Today would have been Verna’s
51st birthday and she died from breast cancer, so allow me to rant
about October being Breast Cancer Awareness Month. I hate breast cancer
awareness. Who isn’t aware of breast
cancer and how it has affected our mothers, daughters, sisters, wives, friends,
and children?
We don’t need more
awareness; we need more money for research especially into metastatic breast
cancer, the rates of which have basically not changed over the years.
Instead of blanketing
everything pink—from football goalposts to baseball bats to ribbons and
balloons everywhere—why not look at the ways in which we can reduce the
incidences of cancer that are often attributable to products from companies who
tout their high level of awareness?
For example, the Personal
Care Products Council in concert with the American Cancer Society hold free
workshops and donate free beauty care products for women with cancer. However,
many of these products have either been linked to cancer or have been shown to
thwart breast cancer treatments, according to Breast Cancer Action.

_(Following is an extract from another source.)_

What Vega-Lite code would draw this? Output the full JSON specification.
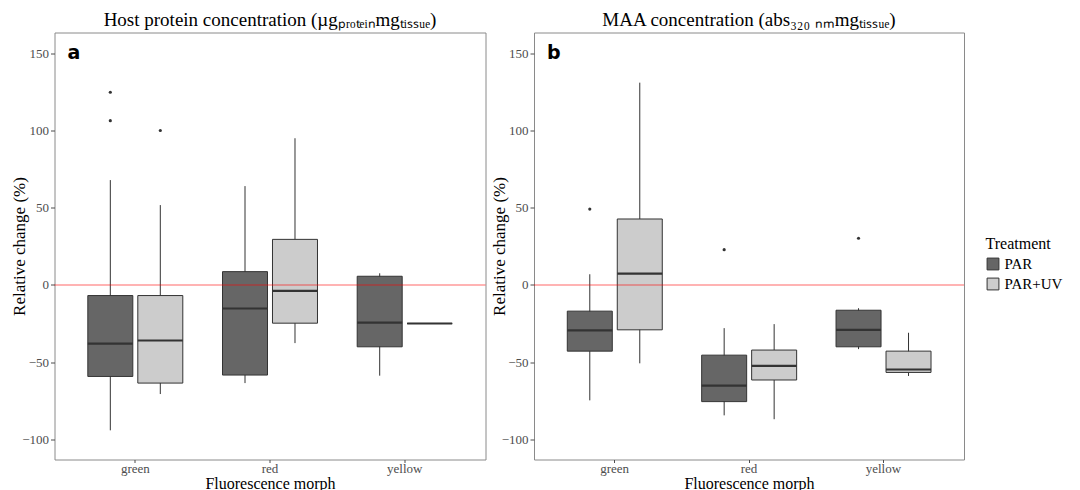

Methylparaben, for example, has been found to interfere with the cancer drug
Tamoxifen.
The organization that
raises my ire the most is Komen, probably one of the most well-known cancer “awareness”

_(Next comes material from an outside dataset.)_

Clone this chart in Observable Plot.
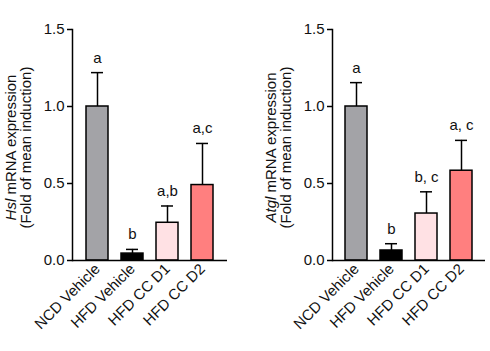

organizations on the planet. But less than 20% of the money they raise for
their host of well-known activities goes to breast cancer research. They
promote pink drill bits for an oil company. As the Washington Post reported, “More than 700 chemicals are used in the process of drilling and fracking for oil and gas. In a study of
about 350 of those chemicals,
researchers found that up to half can cause health problems, including nervous,
immune and cardiovascular symptoms. More than one-third can disrupt the
hormone system. And a quarter of the chemicals, such as benzene and formaldehyde, increase the
risk of cancer.”
Another example, noted Amy McCarthy in Bustle,
is Campbell Soup, “In 2012, Campbell’s Soup became the target of significant
criticism after it turned many of its famous soup cans pink to support
breastcancer.org. These pink soup cans, most
contaminated with bisphenol-A (BPA), a suspected carcinogen with scientific
links to breast cancer, helped generate over $800,000 in donations
to breastcancer.org in 2006. At the same time, Campbell’s was
selling millions of cans of soup, generating over $755 million in
revenue across all the
company’s brands. In 2012, Campbell’s made a big
announcement that they would be removing BPA from cans. In
what many health bloggers called a great victory, Campbell’s managed to punt
the issue until at least 2015, likely because they still don’t
know how to produce close to 95% of their canned goods line without using BPA.”
So spare me, please, all these efforts to pinkify the universe
with often well-intended concern for breast cancer awareness. My wife died five
years ago, five weeks shy of her 46th birthday, and breast cancer
continues to be pervasive in part because corporations and companies make cancer-causing
products. And not enough money is being allocated to find a cure. How many more
wives and mothers and daughters and sisters and friends have to die before we
think before we pink and start doing the right things?